I've followed this this guide to the letter, but it leaves me with being unable to route traffic.
The newer guide posted here omits the various warnings (eg not using port 1194) but am unsure if it it would result in a usable configuration.
Is it possible to use a Linux VM instead and upload the generated certificates, ca, etc?
Using the configuration generated by the older guide results in newer versions of OpenVPN complaining that the cipher used is too weak and to regenerate the certificates.
Does the version of easyrsa included with OpenWRT nightlies still suffer from this bug (producing insecure certificates)?
I'm using head revision r11266.
Which frontend is better for Mac users: MacGPG or GnuPG?

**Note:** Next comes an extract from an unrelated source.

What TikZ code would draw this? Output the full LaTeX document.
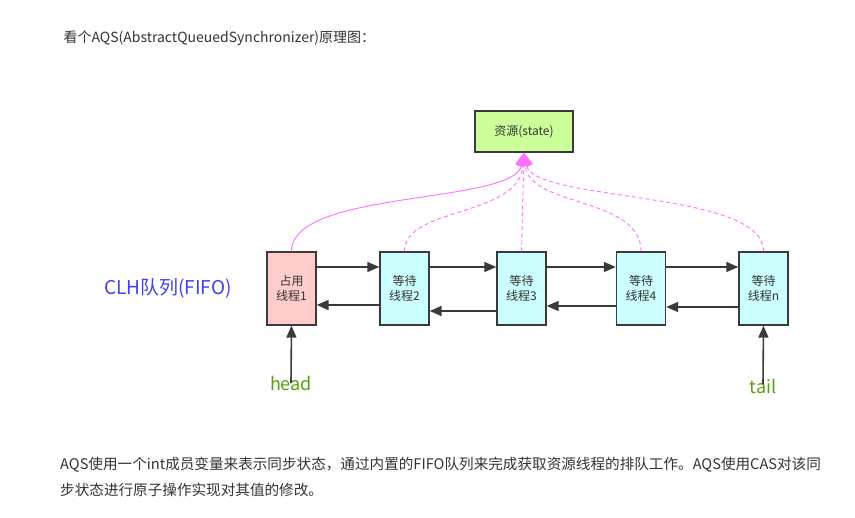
\documentclass[tikz,border=0pt]{standalone}
\usepackage{fontspec}
\setmainfont{Noto Sans CJK SC}
\usetikzlibrary{positioning, calc, arrows.meta}

\definecolor{txtgray}{HTML}{333333}
\definecolor{boxline}{HTML}{3A3A3A}
\definecolor{stategreen}{HTML}{CCFF99}
\definecolor{ownpink}{HTML}{FFCCCC}
\definecolor{waitcyan}{HTML}{CCFFFF}
\definecolor{casmagenta}{HTML}{FF70FF}
\definecolor{clhblue}{HTML}{4040F0}
\definecolor{ptrgreen}{HTML}{5A9E10}

\begin{document}
\begin{tikzpicture}[
	x=1pt, y=-1pt,
	font=\fontsize{12}{14}\selectfont,
	thread/.style={
		draw=boxline, line width=1.4pt, text=txtgray,
		minimum width=49pt, minimum height=73pt,
		align=center, inner sep=0pt,
		font=\fontsize{12}{15}\selectfont
	},
	waiting/.style={thread, fill=waitcyan},
	link/.style={-{Triangle[length=12pt, width=10pt]}, line width=1.6pt, color=boxline},
	cas/.style={-{Triangle[length=13pt, width=13pt]}, line width=0.9pt, color=casmagenta},
	cas-wait/.style={cas, dash pattern=on 4pt off 3pt},
	ptr/.style={text=ptrgreen, font=\fontsize{18}{20}\selectfont}
	]
	
	\useasboundingbox (0,0) rectangle (855,518);
	
	% Title line
	\node[anchor=west, text=txtgray, font=\fontsize{14}{16}\selectfont] (title) at (60,38) {看个AQS(AbstractQueuedSynchronizer)原理图：};
	
	% Shared state
	\node[draw=boxline, line width=1.4pt, fill=stategreen, text=txtgray,
		minimum width=98pt, minimum height=41pt,
		font=\fontsize{12}{14}\selectfont] (state) at (524,131.5) {资源(state)};
	
	% Queue nodes
	\node[thread, fill=ownpink] (t1) at (291.5,288.5) {占用\\线程1};
	\node[waiting] (t2) at (404.5,288.5) {等待\\线程2};
	\node[waiting] (t3) at (521.5,288.5) {等待\\线程3};
	\node[waiting] (t4) at (641,288.5) {等待\\线程4};
	\node[waiting] (tn) at (763.5,288.5) {等待\\线程n};
	
	\node[text=clhblue, font=\fontsize{19}{21}\selectfont] (clh) at (168,288) {CLH队列(FIFO)};
	
	% next / prev links
	\draw[link] ([yshift=21.5pt]t1.east) -- ([yshift=21.5pt]t2.west);
	\draw[link] ([yshift=21.5pt]t2.east) -- ([yshift=21.5pt]t3.west);
	\draw[link] ([yshift=21.5pt]t3.east) -- ([yshift=21.5pt]t4.west);
	\draw[link] ([yshift=21.5pt]t4.east) -- ([yshift=21.5pt]tn.west);
	\draw[link] ([yshift=-16.5pt]t2.west) -- ([yshift=-16.5pt]t1.east);
	\draw[link] ([yshift=-22.5pt]t3.west) -- ([yshift=-22.5pt]t2.east);
	\draw[link] ([yshift=-17.5pt]t4.west) -- ([yshift=-17.5pt]t3.east);
	\draw[link] ([yshift=-18.5pt]tn.west) -- ([yshift=-18.5pt]t4.east);
	
	% CAS on state
	\draw[cas] (t1.north) .. controls ($(t1.north)+(0,-62)$) and ($(state.south)+(-10,52)$) .. (state.south);
	\draw[cas-wait] (t2.north) .. controls ($(t2.north)+(0,-45)$) and ($(state.south)+(-5,65)$) .. (state.south);
	\draw[cas-wait] (t3.north) -- (state.south);
	\draw[cas-wait] (t4.north) .. controls ($(t4.north)+(0,-55)$) and ($(state.south)+(5,55)$) .. (state.south);
	\draw[cas-wait] (tn.north) .. controls ($(tn.north)+(0,-62)$) and ($(state.south)+(10,50)$) .. (state.south);
	
	% head / tail pointers
	\node[ptr] (head) at (291,383) {head};
	\node[ptr] (tail) at (763,386) {tail};
	\draw[link] ([yshift=-11pt]head.north) -- (t1.south);
	\draw[link] ([yshift=-9pt]tail.north) -- (tn.south);
	
	% Description
	\node[anchor=north west, align=left, text=txtgray, inner sep=0pt,
		font=\fontsize{14.6}{26}\selectfont] (desc) at (60,457) {AQS使用一个int成员变量来表示同步状态，通过内置的FIFO队列来完成获取资源线程的排队工作。AQS使用CAS对该同\\步状态进行原子操作实现对其值的修改。};
	
\end{tikzpicture}
\end{document}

The first guide is on web archive, so it doesn’t surprise me it’s outdated. The second is on the current wiki.
With security, at some point, you should take the time to understand why decisions are made and make ones that match you own needs. As an example, use of a non-standard port is “security through obscurity “ which many believe adds no additional security,mainly just complexity.
macOS includes OpenSSL tooling. GPG is probably available through “brew” (Homebrew) or the other package managers. It is not needed to set up OpenVPN.
Sidenote, sometimes this is not really avoidable, if say you want to reach multiple internal hosts via SSH from the WAN side using port 22 for all is going to be "interesting"*, but in general I agree with @jeff, changing ports will at best rid you of the very low-key attacks attempts only (those that restrict themselves to canonical port numbers).
Check the file permissions with ls -l and, if needed chmod +w
Make sure you still have at least 192 kB free on your overlay.
If not, some prayer and a reflash is in order.
On the side note, I now use the jump-host feature of OpenSSH to access multiple hosts. Configuring it in ssh_config (as I recall) makes it transparent on the remote’s command line.